De percentages gingen van 32% tot 57% voor vrouwen en 4% tot 25% voor mannelijke werkers. Mannen durven dus wel naar voor te komen indien hun personalia anoniem blijven. De meeste mannen wensen in het openbaar er niet over te praten, omdat zij dan als zwakkeling of sufferd worden gezien. Ongeveer één op de drie werkers (33,1%) met een opleiding op hoger niveau (HBO/universiteit) is de dupe van deze handelingen. En op een klein percentage na, zijn vrijwel alle respondenten, 85%, langer dan twee jaar in dienst.

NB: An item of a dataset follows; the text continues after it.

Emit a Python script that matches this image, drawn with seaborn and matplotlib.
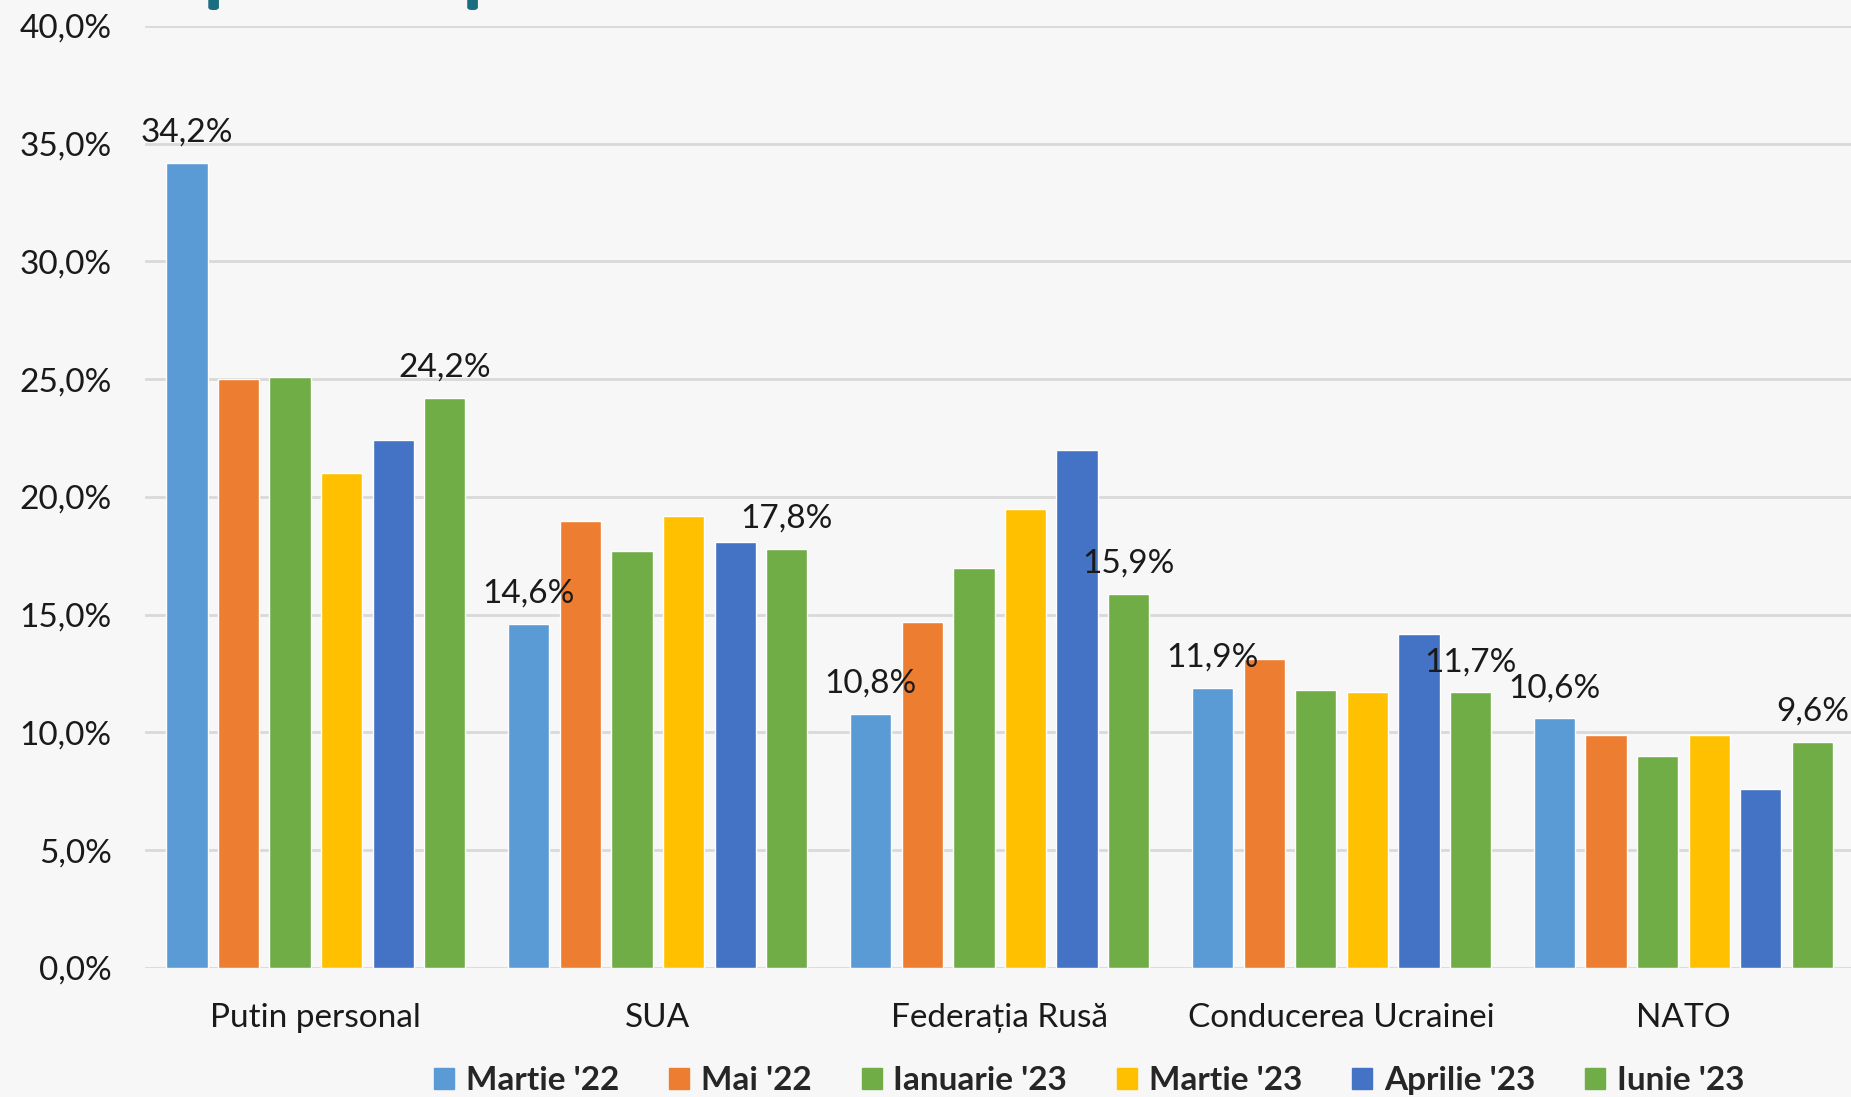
import matplotlib
matplotlib.use("Agg")
import matplotlib.pyplot as plt
import matplotlib.patches as mpatches
import pandas as pd
import seaborn as sns

# Data
categories = ["Putin personal", "SUA", "Federația Rusă", "Conducerea Ucrainei", "NATO"]
series = ["Martie '22", "Mai '22", "Ianuarie '23", "Martie '23", "Aprilie '23", "Iunie '23"]
martie_22 = [34.2, 14.6, 10.8, 11.9, 10.6]
mai_22 = [25.0, 19.0, 14.7, 13.1, 9.9]
ianuarie_23 = [25.1, 17.7, 17.0, 11.8, 9.0]
martie_23 = [21.0, 19.2, 19.5, 11.7, 9.9]
aprilie_23 = [22.4, 18.1, 22.0, 14.2, 7.6]
iunie_23 = [24.2, 17.8, 15.9, 11.7, 9.6]
colors = ["#5B9BD5", "#ED7D31", "#70AD47", "#FFC000", "#4472C4", "#70AD47"]
y_ticks = [0, 5, 10, 15, 20, 25, 30, 35, 40]

values = [martie_22, mai_22, ianuarie_23, martie_23, aprilie_23, iunie_23]
rows = []
for s, vals in zip(series, values):
    for c, v in zip(categories, vals):
        rows.append({"Categorie": c, "Perioada": s, "Valoare": v})
df = pd.DataFrame(rows)

sns.set_theme(style="white")
plt.rcParams["font.family"] = ["Lato", "DejaVu Sans"]
bg = "#f7f7f7"

fig = plt.figure(figsize=(18.51, 10.97), dpi=100, facecolor=bg)
ax = fig.add_axes([0.0783, 0.1176, 0.9217, 0.8587])
ax.set_facecolor(bg)

sns.barplot(data=df, x="Categorie", y="Valoare", hue="Perioada",
            order=categories, hue_order=series, palette=colors,
            width=0.905, gap=0.2, saturation=1, ax=ax, legend=True)

# data labels only for first and last series
def fmt(v):
    return f"{v:.1f}".replace(".", ",") + "%"

for idx in (0, len(series) - 1):
    cont = ax.containers[idx]
    ax.bar_label(cont, labels=[fmt(v) for v in values[idx]], padding=11,
                 fontsize=24, color="#1a1a1a")

ax.set_ylim(0, 40)
ax.set_xlim(-0.5, 4.49)
ax.set_yticks(y_ticks)
ax.set_yticklabels([f"{t:.1f}".replace(".", ",") + "%" for t in y_ticks])
ax.yaxis.grid(True, color="#d9d9d9", linewidth=2)
ax.set_axisbelow(True)
for sp in ax.spines.values():
    sp.set_visible(False)
ax.tick_params(axis="y", length=0, pad=24, labelsize=24, labelcolor="#1a1a1a")
ax.tick_params(axis="x", length=0, pad=25, labelsize=24, labelcolor="#1a1a1a")
ax.set_xlabel("")
ax.set_ylabel("")

ax.get_legend().remove()
handles = [mpatches.Patch(color=c) for c in colors]
fig.legend(handles, series, loc="center", bbox_to_anchor=(0.5885, 0.015),
           ncol=6, frameon=False, prop={"weight": "bold", "size": 24},
           handlelength=0.6, handleheight=0.6, handletextpad=0.35,
           columnspacing=1.5, borderaxespad=0, borderpad=0)

# small teal marks at the top edge (cropped header)
for x0 in (0.1129, 0.2528):
    fig.patches.append(mpatches.FancyBboxPatch(
        (x0, 0.9915), 0.005, 0.02, boxstyle="round,pad=0,rounding_size=0.002",
        transform=fig.transFigure, color="#1b6d80", clip_on=False))

fig.savefig("out.png", dpi=100, facecolor=bg)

Mevrouw Sandra zegt aan Dagblad Suriname “dat er ook vrouwen zijn aan het werk die flirten met mannen, maar die mannen durven niks te zeggen alleen omdat zij niet tot lummel uitgemaakt willen worden. Verder geeft zij aan, dat de sociale situatie in het land ook een rol speelt dat deze vrouwen op zo een idee komen om een man met een beter salaris aan het werk uit te lokken.”
Mevrouw Cynthia zegt, “dat vrouwen hun mond niet langer meer moeten houden alleen omdat je je baan niet kwijt wilt of een bekende geen slechte naam wilt geven. En neem geen zwijggeld aan of een positie alleen ter compensatie en bedrijfsnaam hooghouden.”